Columbia Computer Science
Faculty Candidate Colloquium

Spring 2004

Learning Predictive Models for Genomic Data

Christina Leslie


Center for Computational Learning Systems
Columbia University

Monday, April 26th, 11 AM, Interschool Lab, 7th floor, CEPSR

Abstract

We present our recent work on two central problems in computational biology: inferring gene regulatory networks and remote protein homology detection. In both cases, we develop discriminative machine learning methods that allow us both to achieve strong predictive performance and to extract biologically important interpretations.

A cell's gene regulatory network refers to the coordinated switching on and off of genes by regulatory proteins that bind to non-coding DNA. We present a new methodology for learning predictive models of gene regulation from gene expression and regulatory sequence data for simple organisms like yeast. The core of our approach is a novel algorithm called GeneClass, based on the boosting algorithm. While descriptive models such as probabilistic graphical models focus on finding structure in the training data, our method is able to make accurate predictions about which genes will be up- or down-regulated in new experiments.
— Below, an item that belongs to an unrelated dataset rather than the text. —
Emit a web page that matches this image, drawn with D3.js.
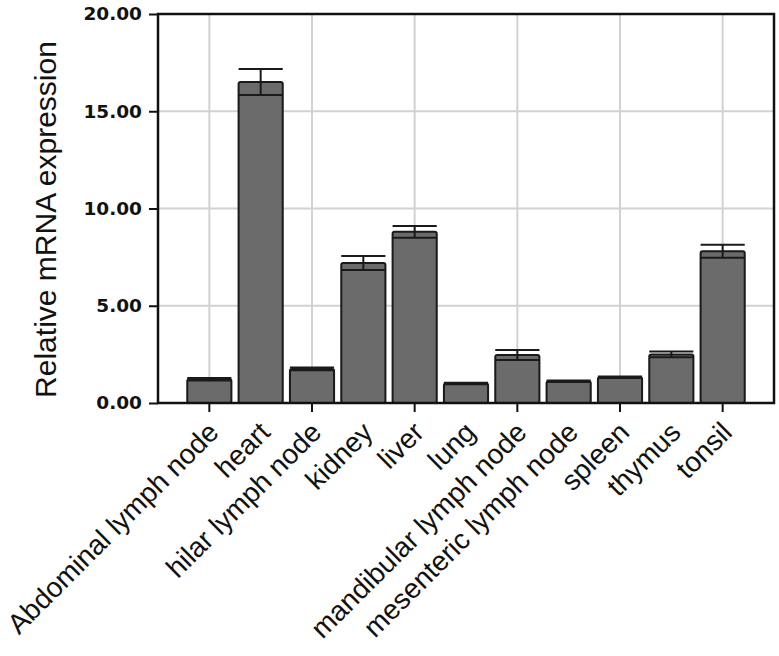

We also show how to use GeneClass to identify biologically important regulators and binding motifs for specific regulatory pathways.

Protein classification is the prediction of the structural or functional class of a protein from its primary sequence. A difficult subproblem is remote homology detection, where one wants to predict a structural relationship between sequences that have diverged over a long evolutionary distance. We build on our work on string kernels for support vector machine (SVM) classifiers for these problems by developing new semi-supervised learning approaches. We take advantage of abundant unlabeled data -- large databases of protein sequences whose structural class is unknown -- to define cluster kernels and profile-based string kernels that outperform all competing remote homology detection methods. In the case of profile kernels, we can interpret the SVM classifier by extracting discriminative motif regions that suggest conserved structural subunits in a protein superfamily.

Biosketch:

Dr. Leslie received her PhD in Mathematics from Berkeley and held an NSERC Postdoctoral Fellowship in the Mathematics Department at Columbia University. She joined the Columbia Computer Science Department in Fall 2000 and moved to the Center for Computational Learning Systems (CLASS) at Columbia in Spring 2004, where she is currently a Research Scientist. The research focus of her lab is the application of machine learning methods to computational biology problems, including modeling gene regulation, protein classification and remote homology detection, improving protein ranking, signal finding for pre-mRNA splicing, and local protein conformation prediction.